» GOAL OF THE EXERCISE: Collect each line of the records containing the string "this".

═══ SOURCE RECORDS

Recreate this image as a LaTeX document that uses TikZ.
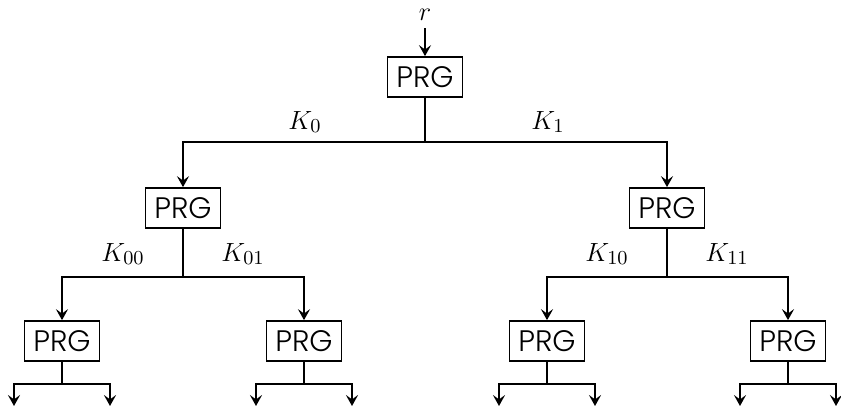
\documentclass[tikz,border=0pt]{standalone}
\usepackage{fontspec}
\newfontfamily\prgfont{Poppins Light}
\usetikzlibrary{arrows.meta,positioning}

\begin{document}
\begin{tikzpicture}[
  x=0.016cm, y=-0.016cm,
  box/.style={draw, thick, rectangle, minimum width=1.2cm, minimum height=0.64cm, inner sep=0pt, font=\prgfont\fontsize{13.5}{15}\selectfont},
  lbl/.style={font=\fontsize{12.5}{15}\selectfont},
  arr/.style={-{Stealth[length=5pt, width=5.5pt, inset=2pt]}, thick}]
\useasboundingbox (0,0) rectangle (841,407);
% root
\node[lbl] (r) at (425,15) {$r$};
\node[box] (g) at (425,77) {PRG};
\draw[arr] (r) -- (g);
% first level
\coordinate (b) at (425,142);
\node[box] (g0) at (183,208) {PRG};
\node[box] (g1) at (667,208) {PRG};
\draw[arr] (g) -- (b) -| (g0);
\draw[arr] (b) -| (g1);
\node[lbl] at (305,122) {$K_0$};
\node[lbl] at (548,122) {$K_1$};
% second level
\coordinate (b0) at (183,277);
\coordinate (b1) at (667,277);
\node[box] (g00) at (62,341) {PRG};
\node[box] (g01) at (304,341) {PRG};
\node[box] (g10) at (547,341) {PRG};
\node[box] (g11) at (788,341) {PRG};
\draw[arr] (g0) -- (b0) -| (g00);
\draw[arr] (b0) -| (g01);
\draw[arr] (g1) -- (b1) -| (g10);
\draw[arr] (b1) -| (g11);
\node[lbl] at (123,254) {$K_{00}$};
\node[lbl] at (243,254) {$K_{01}$};
\node[lbl] at (607,254) {$K_{10}$};
\node[lbl] at (727,254) {$K_{11}$};
% leaves
\coordinate (b00) at (62,384);
\coordinate (b01) at (304,384);
\coordinate (b10) at (547,384);
\coordinate (b11) at (788,384);
\coordinate (e000) at (14,406);
\coordinate (e001) at (110,406);
\coordinate (e010) at (256,406);
\coordinate (e011) at (352,406);
\coordinate (e100) at (499,406);
\coordinate (e101) at (595,406);
\coordinate (e110) at (740,406);
\coordinate (e111) at (836,406);
\draw[arr] (g00) -- (b00) -| (e000);
\draw[arr] (b00) -| (e001);
\draw[arr] (g01) -- (b01) -| (e010);
\draw[arr] (b01) -| (e011);
\draw[arr] (g10) -- (b10) -| (e100);
\draw[arr] (b10) -| (e101);
\draw[arr] (g11) -- (b11) -| (e110);
\draw[arr] (b11) -| (e111);
\end{tikzpicture}
\end{document}
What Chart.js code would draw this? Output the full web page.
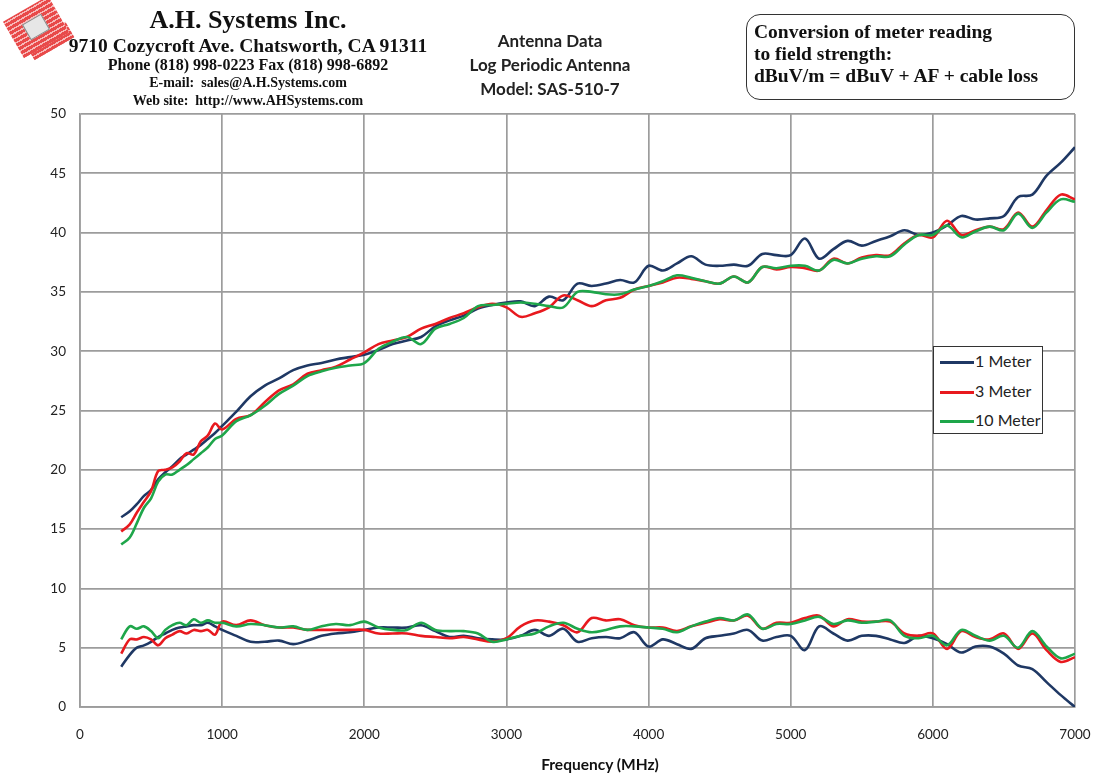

══════

» COMPLETE ANSWER:
Recreate this image as a LaTeX document that uses TikZ.
What Chart.js code would draw this? Output the full web page.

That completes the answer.